= The Naked Genius =

Broadway play (1943)

The Naked Genius is a 1943 American play written by Gypsy Rose Lee. The work premiered on Broadway on October 21, 1943, at the Plymouth Theatre where it ran until November 20, 1943, for a total of 36 performances. The work was produced by Mike Todd, used sets designed by Frederick Fox, and costumes designed by Billy Livingston.

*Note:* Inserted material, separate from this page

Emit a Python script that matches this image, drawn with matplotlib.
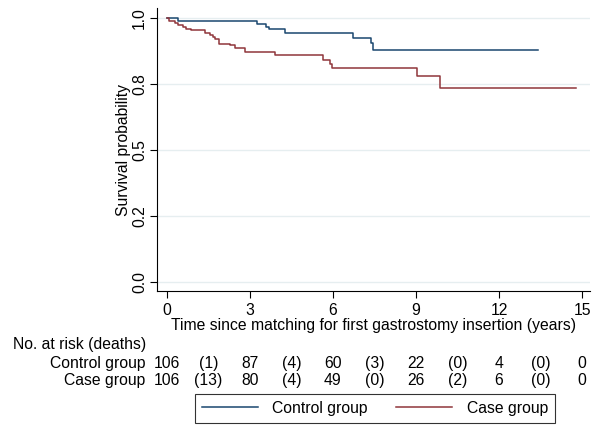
import matplotlib.pyplot as plt
import matplotlib.transforms as mtransforms

plt.rcParams['font.family'] = ['Liberation Sans', 'DejaVu Sans']

# --- Kaplan-Meier steps --- #
ctrl_t = [0, 0.39, 3.26, 3.57, 3.70, 4.28, 6.71, 7.37, 7.45]
ctrl_s = [1.0, 0.991, 0.980, 0.969, 0.958, 0.946, 0.927, 0.905, 0.881]
ctrl_end = 13.42

case_t = [0, 0.08, 0.31, 0.41, 0.59, 0.69, 0.87, 1.37, 1.55, 1.67, 1.73, 1.89,
          2.28, 2.46, 2.82, 3.90, 5.63, 5.89, 5.98, 9.02, 9.88]
case_s = [1.0, 0.991, 0.983, 0.976, 0.967, 0.961, 0.955, 0.946, 0.938, 0.929, 0.920, 0.904,
          0.898, 0.887, 0.872, 0.860, 0.843, 0.828, 0.810, 0.780, 0.736]
case_end = 14.78

# --- Risk table --- #
table_x = [0, 1.5, 3, 4.5, 6, 7.5, 9, 10.5, 12, 13.5, 15]
ctrl_risk = ['106', '(1)', '87', '(4)', '60', '(3)', '22', '(0)', '4', '(0)', '0']
case_risk = ['106', '(13)', '80', '(4)', '49', '(0)', '26', '(2)', '6', '(0)', '0']

yticks = [0, 0.25, 0.5, 0.75, 1.0]
ytick_labels = ['0.0', '0.2', '0.5', '0.8', '1.0']
xticks = [0, 3, 6, 9, 12, 15]

blue = '#1a476f'
red = '#90353b'
fs = 11.3

fig = plt.figure(figsize=(5.92, 4.26), dpi=100)
ax = fig.add_axes([0.265, 0.317, 0.732, 0.664])

ax.step(ctrl_t + [ctrl_end], ctrl_s + [ctrl_s[-1]], where='post', color=blue, lw=1.1,
        label='Control group')
ax.step(case_t + [case_end], case_s + [case_s[-1]], where='post', color=red, lw=1.1,
        label='Case group')

ax.set_xlim(-0.36, 15.29)
ax.set_ylim(-0.034, 1.039)
ax.set_yticks(yticks)
ax.set_yticklabels(ytick_labels, rotation=90, va='center', fontsize=fs)
ax.set_xticks(xticks)
ax.set_xticklabels([str(v) for v in xticks], fontsize=fs)
ax.tick_params(direction='out', length=5, width=0.8, color='black', pad=2)
ax.tick_params(axis='x', pad=4)
ax.yaxis.grid(True, color='#e6eef0', lw=1)
ax.set_axisbelow(True)
for side in ['top', 'right']:
    ax.spines[side].set_visible(False)
ax.set_ylabel('Survival probability', fontsize=fs, labelpad=1)
ax.set_xlabel('Time since matching for first gastrostomy insertion (years)', fontsize=fs, labelpad=0)

trans = mtransforms.blended_transform_factory(ax.transData, fig.transFigure)
fig.text(0.022, 0.192, 'No. at risk (deaths)', fontsize=fs, va='center', ha='left')
fig.text(0.245, 0.147, 'Control group', fontsize=fs, va='center', ha='right')
fig.text(0.245, 0.106, 'Case group', fontsize=fs, va='center', ha='right')
for i in range(len(table_x)):
    ax.text(table_x[i], 0.147, ctrl_risk[i], transform=trans, fontsize=fs, ha='center', va='center')
    ax.text(table_x[i], 0.106, case_risk[i], transform=trans, fontsize=fs, ha='center', va='center')

leg = fig.legend(loc='center', bbox_to_anchor=(0.633, 0.042), ncol=2, fontsize=fs,
                 frameon=True, fancybox=False, edgecolor='black', handlelength=3.6,
                 columnspacing=1.8, borderpad=0.45, handletextpad=0.9)
leg.get_frame().set_linewidth(0.8)

fig.savefig('out.png', dpi=100)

The play was staged by George S. Kaufman, and starred Joan Blondell as Honey Bee Carroll, Pauline Myers as Angela, Millard Mitchell as Stuart Tracy, Rex O'Malley as Fred-Eric, Byron Russell as Williams, Bertha Belmore as Lollie Adams, Doro Merande as Myrtle McGuire, Donald Randolph as Charles Goodwin, Lewis Charles as Sam Hinkle, Rosemary Rice as Emily, Georgia Sothern as Alibassi, Phyllis Povah as Pansy, John Souther as Judge Taylor, Bernice Maison as Sally Martin, and Gil Maison as Teddy Martin.

Fox bought the film rights for $150,000.

The play was later adapted into the 1946 film Doll Face directed by Lewis Seiler and starring Carmen Miranda and Vivian Blaine.